Menurut mbak Mimah, Anak yang usianya belum 25 tahun perkembangan
otaknya. Butuh banyak Latihan untuk merdeka dalam mengambil keputusan dan
merdeka dalam pikirannya. Mereka lebih kepada bertindak dulu sebelum berfikir. Butuh
Latihan terus menerus untuk bisa berfikir dengan matang dulu dan bertindak.
Resep yang diberikan oleh pakar psikolong yang memiliki rumah tabinda, rumah konsultasi seputar anak, dengan metode PQRS P= Pantau. Kita sebagai orang tua sejauh manakah membersamai anak. Sudah sampai apa tahap perkembangannya.
Q = Quality time, ada waktu waktu berkualitas untuk anak. Bukan
dari segi banyaknya waktu bersama anak tapi terkait dengan sentuhan, apresiasi,
motovasi, inteaksi kontak mata
R itu merupakan Role model = kita sebagai orang yang menjadi
teladan dan dilihat anak. Metode pembelajaran ini merupakan pembelajaran yang paling
nyantol dianak. Karena mereka merekam apa yang mereka lihat. Mengimitasi apa
yang mereka lihat pula. They do what they see. Makanya kita harus benar
benar menjadi role model yang baik terhadap anak. Kita menyuruh anak untuk diam
dengan berteriak. Hasilnya anak akan meniru teriakan kita bukan diamnya.

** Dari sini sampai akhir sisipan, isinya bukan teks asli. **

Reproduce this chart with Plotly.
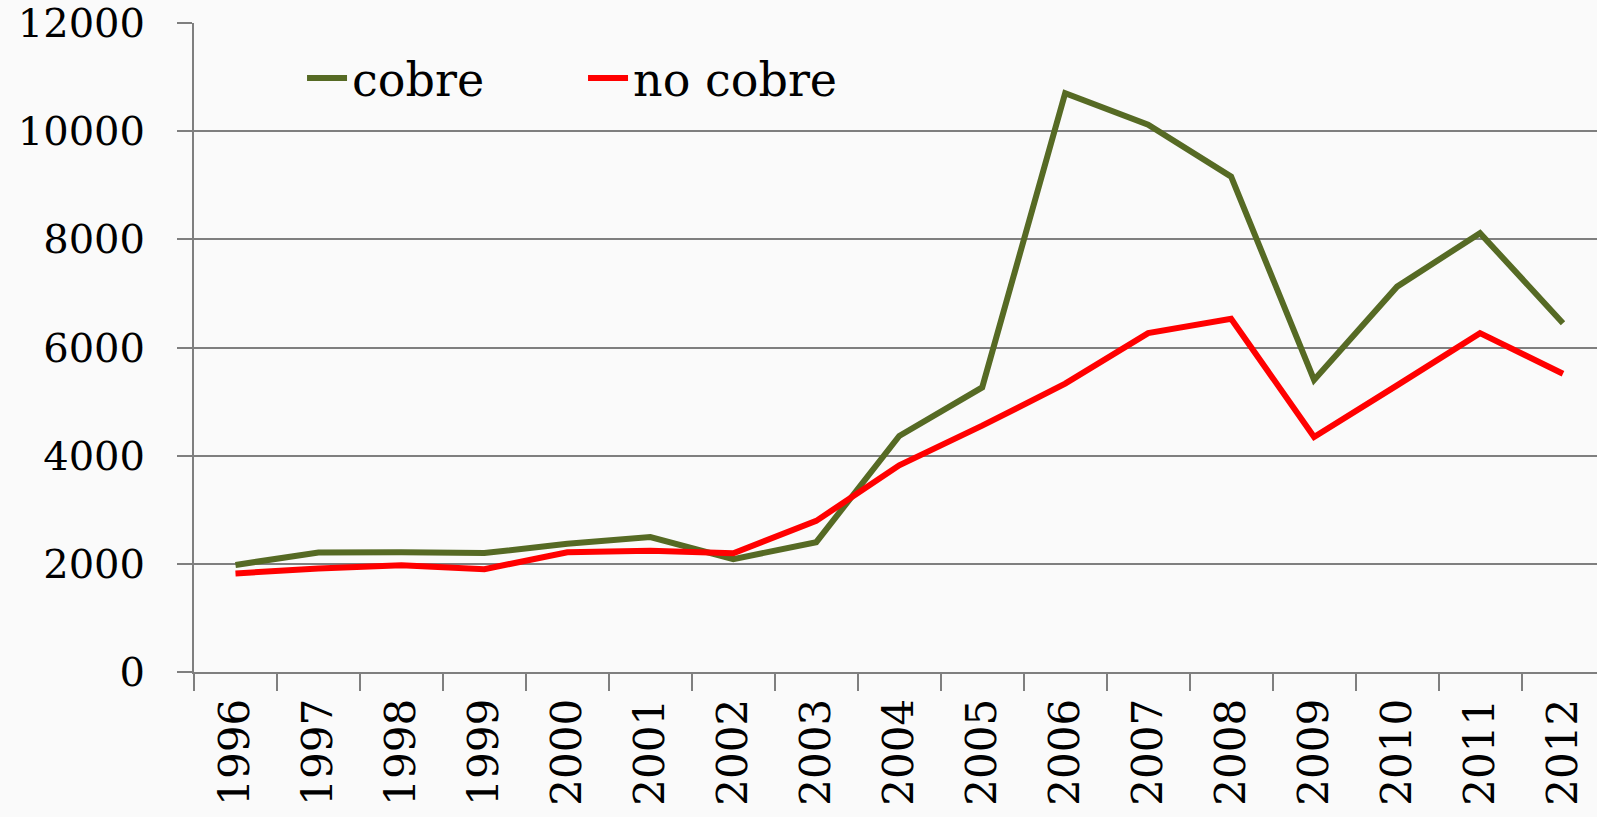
import plotly.graph_objects as go

years = ["1996", "1997", "1998", "1999", "2000", "2001", "2002", "2003", "2004",
         "2005", "2006", "2007", "2008", "2009", "2010", "2011", "2012"]
cobre = [1980, 2210, 2215, 2200, 2370, 2495, 2088, 2400, 4365,
         5262, 10700, 10120, 9160, 5400, 7125, 8115, 6450]
no_cobre = [1822, 1915, 1976, 1902, 2215, 2240, 2195, 2794, 3823,
            4555, 5332, 6266, 6532, 4346, 5300, 6266, 5516]
y_ticks = [0, 2000, 4000, 6000, 8000, 10000, 12000]

FONT = "DejaVu Serif"
GREEN = "#566A24"
RED = "#FF0000"
GRID = "#7F7F7F"

fig = go.Figure()
fig.add_trace(go.Scatter(x=years, y=cobre, mode="lines", name="cobre",
                         line=dict(color=GREEN, width=6)))
fig.add_trace(go.Scatter(x=years, y=no_cobre, mode="lines", name="no cobre",
                         line=dict(color=RED, width=6)))

fig.update_layout(
    width=1597, height=817,
    margin=dict(l=194, r=0, t=23, b=145),
    paper_bgcolor="#FAFAFA", plot_bgcolor="#FAFAFA",
    font=dict(family=FONT, size=40, color="#000000"),
    showlegend=True,
    legend=dict(orientation="h", x=0.077, y=0.915, xanchor="left", yanchor="middle",
                bgcolor="rgba(0,0,0,0)", font=dict(family=FONT, size=46),
                itemwidth=40, entrywidth=226, entrywidthmode="pixels",
                tracegroupgap=0),
)
fig.update_xaxes(
    type="category", range=[-0.5, 16.41],
    tickangle=-90, tickson="boundaries", ticks="outside", ticklen=17,
    tickcolor=GRID, tickwidth=2,
    showline=True, linecolor=GRID, linewidth=2,
    showgrid=False, zeroline=False,
    tickfont=dict(family=FONT, size=42), ticklabelstandoff=8,
)
fig.update_yaxes(
    range=[0, 12000], tickvals=y_ticks, ticktext=[str(v) for v in y_ticks],
    ticks="outside", ticklen=15, tickcolor=GRID, tickwidth=2,
    showline=True, linecolor=GRID, linewidth=2,
    showgrid=True, gridcolor=GRID, gridwidth=2, zeroline=False,
    tickfont=dict(family=FONT, size=40), ticklabelstandoff=24,
)

fig.write_html("out.html", config={"displayModeBar": False},
               post_script="document.body.style.margin='0';document.body.style.overflow='hidden';")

Yang terakhir adalah S yaitu Stimulasi = yaitu memberikan stimulasi
saat anak belum mampu mencapai tahapan perkembangannya. Stimulasi ini sangat mungkin
dilakukan oleh orangtua yang memiliki kelekatan yang lebih dengan anak. Namun ketika
oramh tua tidak mampu menstimulasi perkembangan anak bisa berkonsultasi dengan
ahlinya.
Sedangkan saya lebih berbicara mengenai praktik membebaskan
anak dalam memilih. Saya sampaikan untuk anak anak di sekolahan kami sengaja
untuk menciptakan budaya memilih dan mampu bertanggung jawab dengan pilihan
tersebut. Mulai dari pemilihan ekstrakurikuler yang mereka senangi, tawaran
madrasah adalah membatik, elektronika, pembuatan jamu, khitobah, MTQ, cinematic,
fotography dan lain lain. Mereka secara sadar dan tanpa paksaan untuk memilih
ekstra tersebut.
Tak terkecuali di rumah saat di kulik oleh mbak dini mengenai pembebasan anak akhirnya memilih
jalur pesantren di usia dini, saya menjelaskan bahwa tidak ada orang tua yang
tidak mau anaknya baik dan sholeh. Namun sebagai orang tua saya memberikan
pilihan pilihan kepada anak untuk bersekolah dimana tentu saja dengan
menjelaskan beberapa konsekuensi saat memilih pilihan itu.
Mondok itu bukan hal yang mudah, banyak tekanan dari
sejawat, aturan yang ketat, harus mandiri. Suatu saat anak bisa jadi tidak
kerasan, tapi alhamdulillah sampai saat ini anak saya bisa bertahan di tempa
fisik, mental dan batinnya. Sebagai orang tua tak hentinya mendoakan mereka
untuk bisa dilancarkan segala proses belajarnya. Sebagai fasilitator saya hanya
semampunya menfasilitasi anak untuk meraih cita cita mereka.